I have lived through WoW's Barrens Chat, had my fair share of nonsense from players on Xbox Live and PSN, and have been reamed time and time again by players on other popular games (CS:GO, TF2, etc.).  For the most part there are 1 or 2 assholes that enjoy berating/harrassing other players. However, I see more and more joining in on the nonsense, and it makes me miss the good ole days when your opponents had a name and a face.  You could go to their house for dinner after the last battle was won or lost, and have conversations on strategy, tactics, and how bad each other is without needing to defend yourself from anyone but someone you trust.  There was a sense of communion.
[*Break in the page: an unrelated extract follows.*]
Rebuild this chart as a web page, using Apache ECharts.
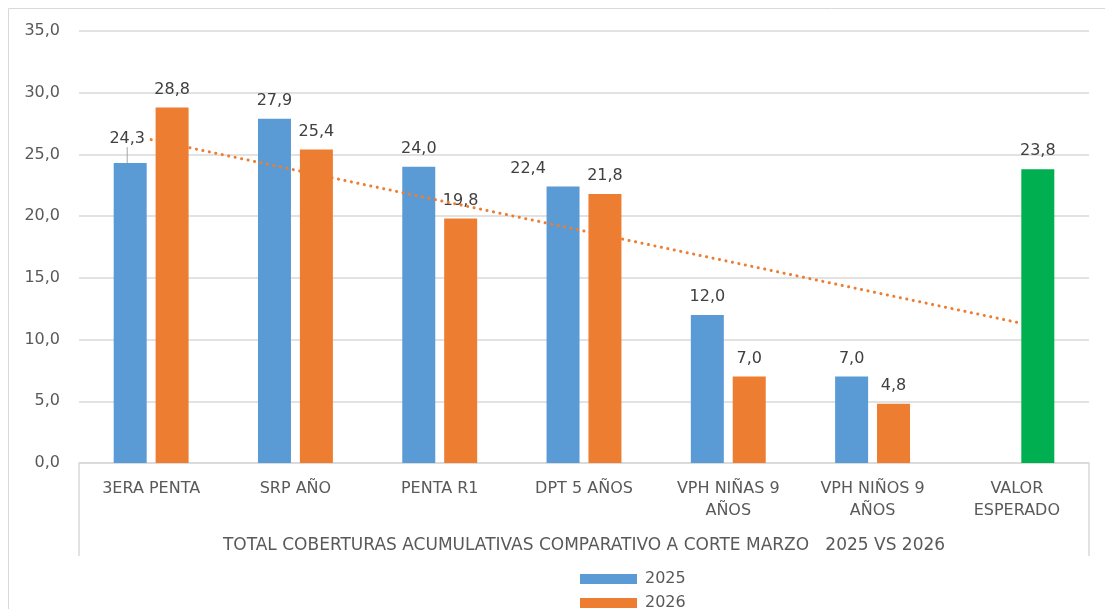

Now it seems that the communities are basted in cynicism to the point that there is no real sense of community for new comers, or even those of us who have been around forever and want to experience a game with others.

Listening to 2Pac's changes:

So I am a bit of a hip hop fan, and the inspiration for this post came from 2Pac.  I would like to see a change in the gaming community.  I propose 2 things:

  1. Stop giving the assholes the attention they obviously want.  If someone is trolling or being a complete douche, ignore them outright.  No witty comebacks, no joining in, no "fuck you man that's stupid" remarks back.  Hungry trolls will always be there, and the more they are deprived of the attention they seek, the less enjoyable it becomes for them.

  1. Be kind to each other.  This goes back to not saying rude shit unless you have something kind to say.  To quote Bill and Ted "Be excellent to each other."  This seems to be the hardest part, especially to MMO players.  MMO'ers spend a lot of time in their MMO of choice and it becomes obvious that basic human interaction is already a challenge for them so they get the most enjoyment out of trying to spur a reaction by being "cool" on the internet.

Rant's End

Stop being dicks to each other.  We live in a world where being a "nerd" or "geek" is socially acceptable, and I think we owe it to ourselves to show those who are on the outside looking in that having an interest in things that used to be niche or uncool is perfectly acceptable.  If you really want to help, help others.  Be patient with the n00bs, give them time to learn, and don't hate on them if something that is painfully obvious (i.e. not understanding that a healing spell does more than just heal themselves).  Be a leader in a crowd of noisy followers.